* start Entries *

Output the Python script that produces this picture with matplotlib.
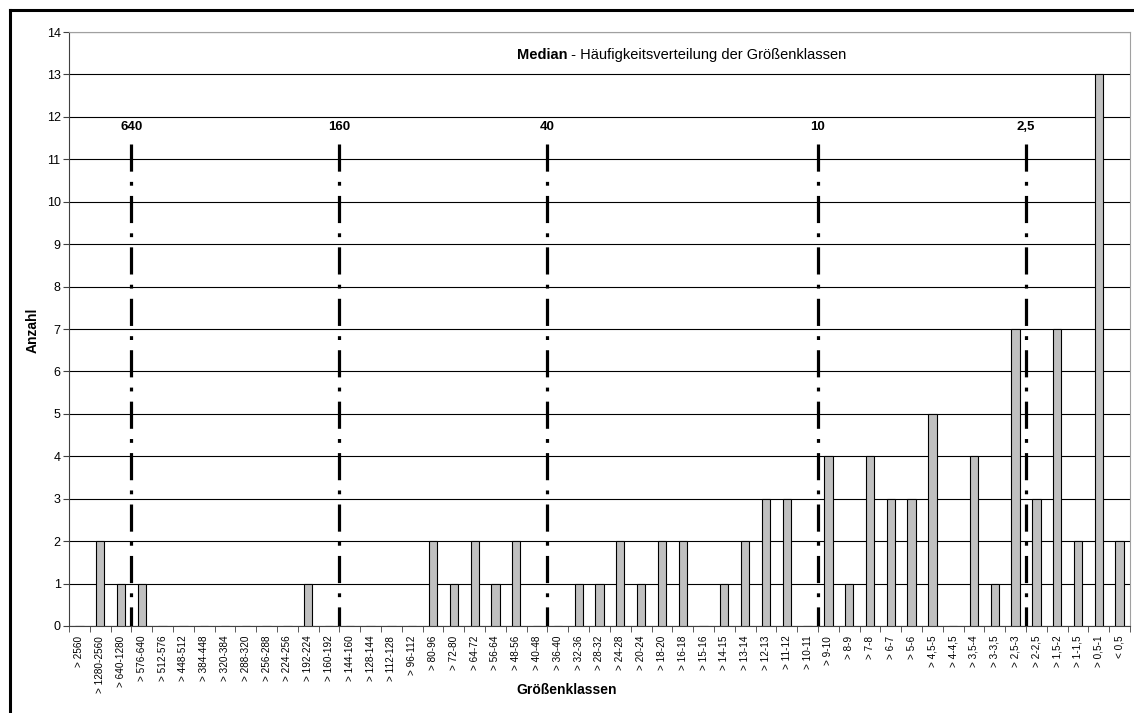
import numpy as np
import matplotlib.pyplot as plt
from matplotlib.lines import Line2D

plt.rcParams['font.family'] = ['Liberation Sans', 'DejaVu Sans']

klassen = ['> 2560', '> 1280-2560', '> 640-1280', '> 576-640', '> 512-576', '> 448-512',
           '> 384-448', '> 320-384', '> 288-320', '> 256-288', '> 224-256', '> 192-224',
           '> 160-192', '> 144-160', '> 128-144', '> 112-128', '> 96-112', '> 80-96',
           '> 72-80', '> 64-72', '> 56-64', '> 48-56', '> 40-48', '> 36-40', '> 32-36',
           '> 28-32', '> 24-28', '> 20-24', '> 18-20', '> 16-18', '> 15-16', '> 14-15',
           '> 13-14', '> 12-13', '> 11-12', '> 10-11', '> 9-10', '> 8-9', '> 7-8',
           '> 6-7', '> 5-6', '> 4,5-5', '> 4-4,5', '> 3,5-4', '> 3-3,5', '> 2,5-3',
           '> 2-2,5', '> 1,5-2', '> 1-1,5', '> 0,5-1', '< 0,5']
anzahl = [0, 2, 1, 1, 0, 0, 0, 0, 0, 0, 0, 1,
          0, 0, 0, 0, 0, 2, 1, 2, 1, 2, 0, 0, 1,
          1, 2, 1, 2, 2, 0, 1, 2, 3, 3, 0, 4, 1, 4,
          3, 3, 5, 0, 4, 1, 7, 3, 7, 2, 13, 2]

# Grenzen (Anzahl Klassen links der Linie) und Beschriftung
grenz_pos = [3, 13, 23, 36, 46]
grenz_txt = ['640', '160', '40', '10', '2,5']

fig = plt.figure(figsize=(11.34, 7.13), dpi=100)
ax = fig.add_axes([69/1134, 1-626/713, (1130-69)/1134, (626-32)/713])

x = np.arange(len(klassen))
ax.bar(x, anzahl, width=0.4, color='#c0c0c0', edgecolor='black', linewidth=0.8, zorder=3)

for p, t in zip(grenz_pos, grenz_txt):
    # von oben nach unten zeichnen, damit das Muster oben mit einem Strich beginnt
    ax.plot([p - 0.5, p - 0.5], [11.35, 0], color='black', linewidth=2.3,
            linestyle=(0, (8.5, 3.2, 1.2, 3.2)), zorder=4)
    ax.text(p - 0.5, 11.75, t, ha='center', va='center', fontsize=9.5, fontweight='bold')

ax.set_xlim(-0.5, len(klassen) - 0.5)
ax.set_ylim(0, 14)
ax.set_yticks(range(15))
ax.yaxis.grid(True, color='black', linewidth=0.8, zorder=0)
ax.set_axisbelow(True)

ax.set_xticks(x)
ax.set_xticklabels(klassen, rotation=90, fontsize=7.2)
ax.set_xticks(np.arange(-0.5, len(klassen)), minor=True)
ax.tick_params(axis='x', which='major', length=0, pad=7)
ax.tick_params(axis='x', which='minor', length=4, direction='out', color='#404040')
ax.tick_params(axis='y', length=4, direction='out', labelsize=9, pad=2, color='#404040')

for s in ['top', 'right']:
    ax.spines[s].set_color('#a0a0a0')
for s in ['left', 'bottom']:
    ax.spines[s].set_color('#404040')

fig.text(33/1134, 1-330/713, 'Anzahl', rotation=90, ha='center', va='center',
         fontsize=10, fontweight='bold')
fig.text(0.5, 1-690/713, 'Größenklassen', ha='center', va='center', fontsize=10, fontweight='bold')

fig.text(0.5, 1-55/713, 'Median', ha='right', va='center', fontsize=10.5, fontweight='bold')
fig.text(0.5, 1-55/713, ' - Häufigkeitsverteilung der Größenklassen', ha='left', va='center',
         fontsize=10.5)

# äußerer Rahmen
fig.add_artist(Line2D([10/1134, 1], [1-10/713, 1-10/713], color='black', linewidth=2.2))
fig.add_artist(Line2D([10/1134, 10/1134], [0, 1-10/713], color='black', linewidth=2.2))

fig.savefig('out.png', dpi=100)
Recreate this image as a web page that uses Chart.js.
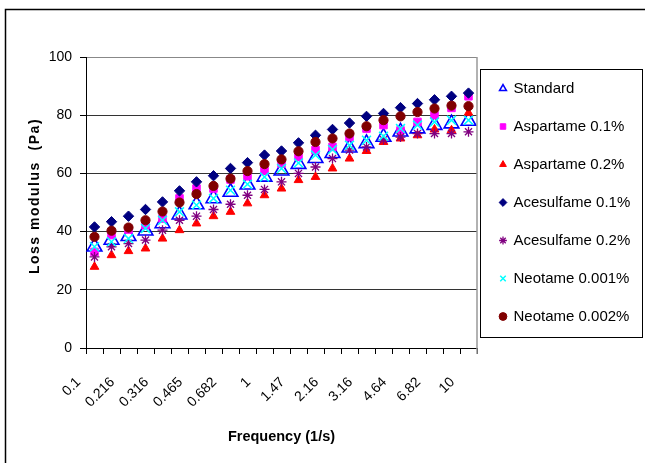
<!DOCTYPE html>
<html>
<head>
<meta charset="utf-8">
<script src="https://cdn.jsdelivr.net/npm/chart.js@4.4.1/dist/chart.umd.min.js"></script>
<style>
  html, body { margin: 0; padding: 0; background: #fff; }
  #wrap { position: relative; width: 645px; height: 463px; }
</style>
</head>
<body>
<div id="wrap"><canvas id="chart"></canvas></div>
<script>
// frequency categories (1/s), every other one is labelled
const frequencies = ["0.1", "0.147", "0.216", "0.261", "0.316", "0.383", "0.465", "0.562", "0.682", "0.825",
  "1", "1.21", "1.47", "1.78", "2.16", "2.61", "3.16", "3.83", "4.64", "5.62", "6.82", "8.25", "10"];

// loss modulus (Pa)
const standard     = [34.8, 37.1, 38.4, 40.3, 42.8, 45.8, 49.3, 51.4, 53.6, 56.1, 58.8, 60.9, 63.2, 65.2, 66.9, 68.8, 70.3, 72.5, 74.3, 75.4, 76.6, 77.1, 78.0];
const aspartame01  = [33.0, 38.8, 40.7, 42.2, 44.5, 51.4, 54.8, 54.8, 57.9, 59.0, 60.9, 63.4, 65.7, 68.0, 69.1, 72.5, 75.4, 76.6, 74.8, 77.7, 80.0, 82.5, 86.5];
const aspartame02  = [27.9, 31.9, 33.3, 34.2, 37.6, 40.5, 42.8, 45.3, 46.8, 49.7, 52.5, 54.8, 57.7, 58.8, 61.7, 65.1, 67.7, 70.8, 72.0, 73.1, 75.1, 74.8, 80.8];
const acesulfame01 = [41.6, 43.4, 45.3, 47.6, 50.2, 54.0, 57.1, 59.2, 61.7, 63.7, 66.3, 67.7, 70.5, 73.1, 75.1, 77.3, 79.6, 80.6, 82.6, 84.0, 85.3, 86.5, 87.6];
const acesulfame02 = [31.3, 34.8, 35.9, 37.1, 40.5, 43.9, 45.3, 47.6, 49.4, 52.5, 54.5, 57.1, 60.0, 62.2, 65.1, 68.0, 69.1, 71.6, 72.5, 73.7, 73.7, 73.7, 74.3];
const neotame0001  = [34.8, 36.5, 37.6, 41.1, 43.9, 46.8, 49.1, 51.4, 54.2, 56.3, 58.8, 61.7, 63.6, 66.3, 68.2, 69.7, 71.4, 72.8, 75.4, 76.6, 77.7, 78.3, 78.3];
const neotame0002  = [38.2, 40.3, 41.4, 43.9, 46.9, 50.0, 52.9, 55.7, 58.2, 60.8, 63.2, 64.8, 67.6, 70.8, 72.0, 73.7, 76.2, 78.3, 79.6, 81.1, 82.3, 83.3, 83.1];

const yTitle = "Loss modulus  (Pa)";

const FONT = "'Liberation Sans', Arial, sans-serif";

function series(label, data, style, fill, stroke, radius, width, order) {
  return {
    label: label,
    data: data,
    showLine: false,
    pointStyle: style,
    pointRadius: radius,
    pointHoverRadius: radius,
    pointBackgroundColor: fill,
    pointBorderColor: stroke,
    pointBorderWidth: width,
    backgroundColor: fill,
    borderColor: stroke,
    borderWidth: width,
    order: order
  };
}

const datasets = [
  series("Standard", standard, "triangle", "rgba(0,0,0,0)", "#0000FF", 8.5, 1.6, 7),
  series("Aspartame 0.1%", aspartame01, "rect", "#FF00FF", "#FF00FF", 5.3, 1, 6),
  series("Aspartame 0.2%", aspartame02, "triangle", "#FF0000", "#FF0000", 5, 1, 5),
  series("Acesulfame 0.1%", acesulfame01, "rectRot", "#000080", "#000080", 5.2, 1, 4),
  series("Acesulfame 0.2%", acesulfame02, "star", "#800080", "#800080", 5, 1.3, 3),
  series("Neotame 0.001%", neotame0001, "crossRot", "#00FFFF", "#00FFFF", 6.3, 1.5, 2),
  series("Neotame 0.002%", neotame0002, "circle", "#800000", "#800000", 4.6, 1, 1)
];

// outer frame, legend border, right plot edge and the spaced y title
const decorations = {
  id: "decorations",
  afterDraw(chart) {
    const ctx = chart.ctx;
    const area = chart.chartArea;
    const lg = chart.legend;
    ctx.save();
    ctx.strokeStyle = "#000";
    ctx.lineWidth = 1.5;
    ctx.strokeRect(5.5, 9.5, 700, 500);

    ctx.lineWidth = 1;
    ctx.strokeRect(Math.round(lg.left) + 3.5, Math.round(lg.top) + 12.5, 162, 268);

    ctx.strokeStyle = "#999";
    ctx.lineWidth = 1.5;
    ctx.beginPath();
    ctx.moveTo(area.right, area.top);
    ctx.lineTo(area.right, area.bottom + 6);
    ctx.stroke();

    ctx.translate(35, 196);
    ctx.rotate(-Math.PI / 2);
    ctx.letterSpacing = "1.5px";
    ctx.font = "bold 14px " + FONT;
    ctx.fillStyle = "#000";
    ctx.textAlign = "center";
    ctx.textBaseline = "middle";
    ctx.fillText(yTitle, 0, 0);
    ctx.restore();
  }
};

new Chart(document.getElementById("chart"), {
  type: "line",
  data: { labels: frequencies, datasets: datasets },
  plugins: [decorations],
  options: {
    responsive: true,
    maintainAspectRatio: false,
    animation: false,
    layout: { padding: { top: 57, right: 9, bottom: 0, left: 0 } },
    plugins: {
      tooltip: { enabled: false },
      legend: {
        position: "right",
        fullSize: false,
        labels: {
          usePointStyle: true,
          boxWidth: 6,
          boxHeight: 5.5,
          padding: 23,
          color: "#000",
          font: { size: 15, family: FONT },
          sort: (a, b) => a.datasetIndex - b.datasetIndex
        }
      }
    },
    scales: {
      x: {
        type: "category",
        offset: true,
        afterFit: (scale) => { scale.height = 115; },
        border: { color: "#000", width: 1 },
        grid: {
          offset: true,
          drawOnChartArea: false,
          drawTicks: true,
          tickLength: 6,
          color: "#000",
          tickColor: "#000"
        },
        ticks: {
          autoSkip: false,
          minRotation: 45,
          maxRotation: 45,
          padding: 20,
          labelOffset: -16,
          color: "#000",
          font: { size: 14, family: FONT },
          callback: function (val, idx) {
            return idx % 2 === 0 ? this.getLabelForValue(val) : "";
          }
        },
        title: {
          display: true,
          text: "Frequency (1/s)",
          color: "#000",
          font: { size: 14.5, weight: "bold", family: FONT },
          padding: { top: 0, bottom: 17 }
        }
      },
      y: {
        min: 0,
        max: 100,
        afterFit: (scale) => { scale.width = 86; },
        border: { color: "#000", width: 1 },
        grid: {
          color: (c) => (c.tick && c.tick.value === 100 ? "#888" : "#333"),
          tickColor: "#000",
          tickLength: 6,
          lineWidth: 1
        },
        ticks: {
          stepSize: 20,
          padding: 8,
          color: "#000",
          font: { size: 14, family: FONT }
        }
      }
    }
  }
});
</script>
</body>
</html>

* end Entries *

**Objective:** Begin with the first line of the records and repeat every line up to the one with "1-626/713, (1130-69)/1134, (626-32)/713])", counting that line too. Pictures are not part of the copy.

**Expected answer:**
Output the Python script that produces this picture with matplotlib.
import numpy as np
import matplotlib.pyplot as plt
from matplotlib.lines import Line2D

plt.rcParams['font.family'] = ['Liberation Sans', 'DejaVu Sans']

klassen = ['> 2560', '> 1280-2560', '> 640-1280', '> 576-640', '> 512-576', '> 448-512',
           '> 384-448', '> 320-384', '> 288-320', '> 256-288', '> 224-256', '> 192-224',
           '> 160-192', '> 144-160', '> 128-144', '> 112-128', '> 96-112', '> 80-96',
           '> 72-80', '> 64-72', '> 56-64', '> 48-56', '> 40-48', '> 36-40', '> 32-36',
           '> 28-32', '> 24-28', '> 20-24', '> 18-20', '> 16-18', '> 15-16', '> 14-15',
           '> 13-14', '> 12-13', '> 11-12', '> 10-11', '> 9-10', '> 8-9', '> 7-8',
           '> 6-7', '> 5-6', '> 4,5-5', '> 4-4,5', '> 3,5-4', '> 3-3,5', '> 2,5-3',
           '> 2-2,5', '> 1,5-2', '> 1-1,5', '> 0,5-1', '< 0,5']
anzahl = [0, 2, 1, 1, 0, 0, 0, 0, 0, 0, 0, 1,
          0, 0, 0, 0, 0, 2, 1, 2, 1, 2, 0, 0, 1,
          1, 2, 1, 2, 2, 0, 1, 2, 3, 3, 0, 4, 1, 4,
          3, 3, 5, 0, 4, 1, 7, 3, 7, 2, 13, 2]

# Grenzen (Anzahl Klassen links der Linie) und Beschriftung
grenz_pos = [3, 13, 23, 36, 46]
grenz_txt = ['640', '160', '40', '10', '2,5']

fig = plt.figure(figsize=(11.34, 7.13), dpi=100)
ax = fig.add_axes([69/1134, 1-626/713, (1130-69)/1134, (626-32)/713])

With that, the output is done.